Your job is to retype all of the data word for word, leaving every image out.
--- BEGIN ---
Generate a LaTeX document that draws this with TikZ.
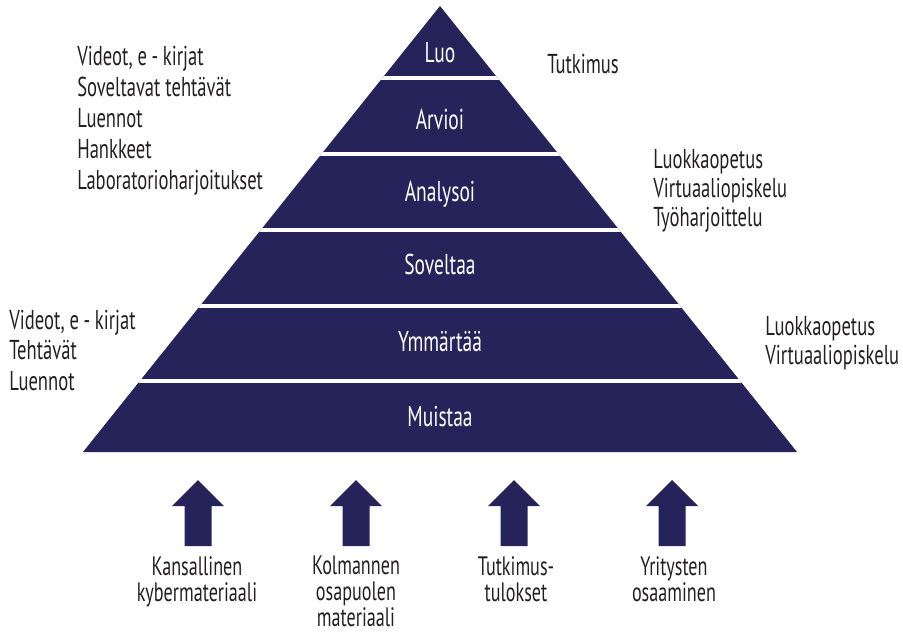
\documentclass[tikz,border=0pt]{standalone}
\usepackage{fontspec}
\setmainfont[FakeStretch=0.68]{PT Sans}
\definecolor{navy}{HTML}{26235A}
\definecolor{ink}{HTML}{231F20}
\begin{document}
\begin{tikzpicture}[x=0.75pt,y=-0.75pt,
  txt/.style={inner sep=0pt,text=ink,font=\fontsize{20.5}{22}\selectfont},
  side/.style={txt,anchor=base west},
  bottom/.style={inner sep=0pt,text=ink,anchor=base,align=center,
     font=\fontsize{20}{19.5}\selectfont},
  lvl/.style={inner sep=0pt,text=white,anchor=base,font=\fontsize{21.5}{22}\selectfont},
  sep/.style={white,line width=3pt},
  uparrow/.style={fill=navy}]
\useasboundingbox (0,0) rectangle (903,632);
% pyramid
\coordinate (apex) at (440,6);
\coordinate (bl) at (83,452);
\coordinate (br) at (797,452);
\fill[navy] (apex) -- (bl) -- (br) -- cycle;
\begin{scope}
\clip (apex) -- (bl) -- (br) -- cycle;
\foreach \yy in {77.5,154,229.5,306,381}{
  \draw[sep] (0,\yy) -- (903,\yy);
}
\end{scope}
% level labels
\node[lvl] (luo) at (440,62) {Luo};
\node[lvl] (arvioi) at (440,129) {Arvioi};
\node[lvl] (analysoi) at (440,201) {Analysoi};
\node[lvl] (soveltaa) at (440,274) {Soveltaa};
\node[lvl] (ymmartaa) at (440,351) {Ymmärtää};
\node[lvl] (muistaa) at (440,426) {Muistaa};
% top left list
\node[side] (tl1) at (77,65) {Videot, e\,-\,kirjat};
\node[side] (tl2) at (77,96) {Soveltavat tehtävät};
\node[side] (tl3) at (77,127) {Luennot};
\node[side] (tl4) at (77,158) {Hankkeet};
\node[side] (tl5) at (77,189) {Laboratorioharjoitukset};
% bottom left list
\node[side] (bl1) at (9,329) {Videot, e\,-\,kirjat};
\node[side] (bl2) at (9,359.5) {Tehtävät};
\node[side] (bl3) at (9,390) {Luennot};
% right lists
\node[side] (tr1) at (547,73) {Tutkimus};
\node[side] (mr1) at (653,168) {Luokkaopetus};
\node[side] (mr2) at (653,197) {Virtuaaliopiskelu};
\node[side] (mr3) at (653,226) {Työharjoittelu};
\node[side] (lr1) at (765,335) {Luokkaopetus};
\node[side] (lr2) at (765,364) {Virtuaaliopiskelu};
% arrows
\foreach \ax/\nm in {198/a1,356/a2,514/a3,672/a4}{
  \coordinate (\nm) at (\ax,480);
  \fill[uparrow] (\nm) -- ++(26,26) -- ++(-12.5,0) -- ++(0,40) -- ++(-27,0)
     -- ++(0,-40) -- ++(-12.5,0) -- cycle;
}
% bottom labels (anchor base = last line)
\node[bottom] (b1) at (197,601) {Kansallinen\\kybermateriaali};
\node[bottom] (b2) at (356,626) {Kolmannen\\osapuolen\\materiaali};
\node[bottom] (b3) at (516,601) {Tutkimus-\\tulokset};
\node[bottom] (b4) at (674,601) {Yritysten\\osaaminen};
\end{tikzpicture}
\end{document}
--- END ---
» OUTPUT OF THE EXERCISE
Generate a LaTeX document that draws this with TikZ.
\documentclass[tikz,border=0pt]{standalone}
\usepackage{fontspec}
\setmainfont[FakeStretch=0.68]{PT Sans}
\definecolor{navy}{HTML}{26235A}
\definecolor{ink}{HTML}{231F20}
\begin{document}
\begin{tikzpicture}[x=0.75pt,y=-0.75pt,
  txt/.style={inner sep=0pt,text=ink,font=\fontsize{20.5}{22}\selectfont},
  side/.style={txt,anchor=base west},
  bottom/.style={inner sep=0pt,text=ink,anchor=base,align=center,
     font=\fontsize{20}{19.5}\selectfont},
  lvl/.style={inner sep=0pt,text=white,anchor=base,font=\fontsize{21.5}{22}\selectfont},
  sep/.style={white,line width=3pt},
  uparrow/.style={fill=navy}]
\useasboundingbox (0,0) rectangle (903,632);
% pyramid
\coordinate (apex) at (440,6);
\coordinate (bl) at (83,452);
\coordinate (br) at (797,452);
\fill[navy] (apex) -- (bl) -- (br) -- cycle;
\begin{scope}
\clip (apex) -- (bl) -- (br) -- cycle;
\foreach \yy in {77.5,154,229.5,306,381}{
  \draw[sep] (0,\yy) -- (903,\yy);
}
\end{scope}
% level labels
\node[lvl] (luo) at (440,62) {Luo};
\node[lvl] (arvioi) at (440,129) {Arvioi};
\node[lvl] (analysoi) at (440,201) {Analysoi};
\node[lvl] (soveltaa) at (440,274) {Soveltaa};
\node[lvl] (ymmartaa) at (440,351) {Ymmärtää};
\node[lvl] (muistaa) at (440,426) {Muistaa};
% top left list
\node[side] (tl1) at (77,65) {Videot, e\,-\,kirjat};
\node[side] (tl2) at (77,96) {Soveltavat tehtävät};
\node[side] (tl3) at (77,127) {Luennot};
\node[side] (tl4) at (77,158) {Hankkeet};
\node[side] (tl5) at (77,189) {Laboratorioharjoitukset};
% bottom left list
\node[side] (bl1) at (9,329) {Videot, e\,-\,kirjat};
\node[side] (bl2) at (9,359.5) {Tehtävät};
\node[side] (bl3) at (9,390) {Luennot};
% right lists
\node[side] (tr1) at (547,73) {Tutkimus};
\node[side] (mr1) at (653,168) {Luokkaopetus};
\node[side] (mr2) at (653,197) {Virtuaaliopiskelu};
\node[side] (mr3) at (653,226) {Työharjoittelu};
\node[side] (lr1) at (765,335) {Luokkaopetus};
\node[side] (lr2) at (765,364) {Virtuaaliopiskelu};
% arrows
\foreach \ax/\nm in {198/a1,356/a2,514/a3,672/a4}{
  \coordinate (\nm) at (\ax,480);
  \fill[uparrow] (\nm) -- ++(26,26) -- ++(-12.5,0) -- ++(0,40) -- ++(-27,0)
     -- ++(0,-40) -- ++(-12.5,0) -- cycle;
}
% bottom labels (anchor base = last line)
\node[bottom] (b1) at (197,601) {Kansallinen\\kybermateriaali};
\node[bottom] (b2) at (356,626) {Kolmannen\\osapuolen\\materiaali};
\node[bottom] (b3) at (516,601) {Tutkimus-\\tulokset};
\node[bottom] (b4) at (674,601) {Yritysten\\osaaminen};
\end{tikzpicture}
\end{document}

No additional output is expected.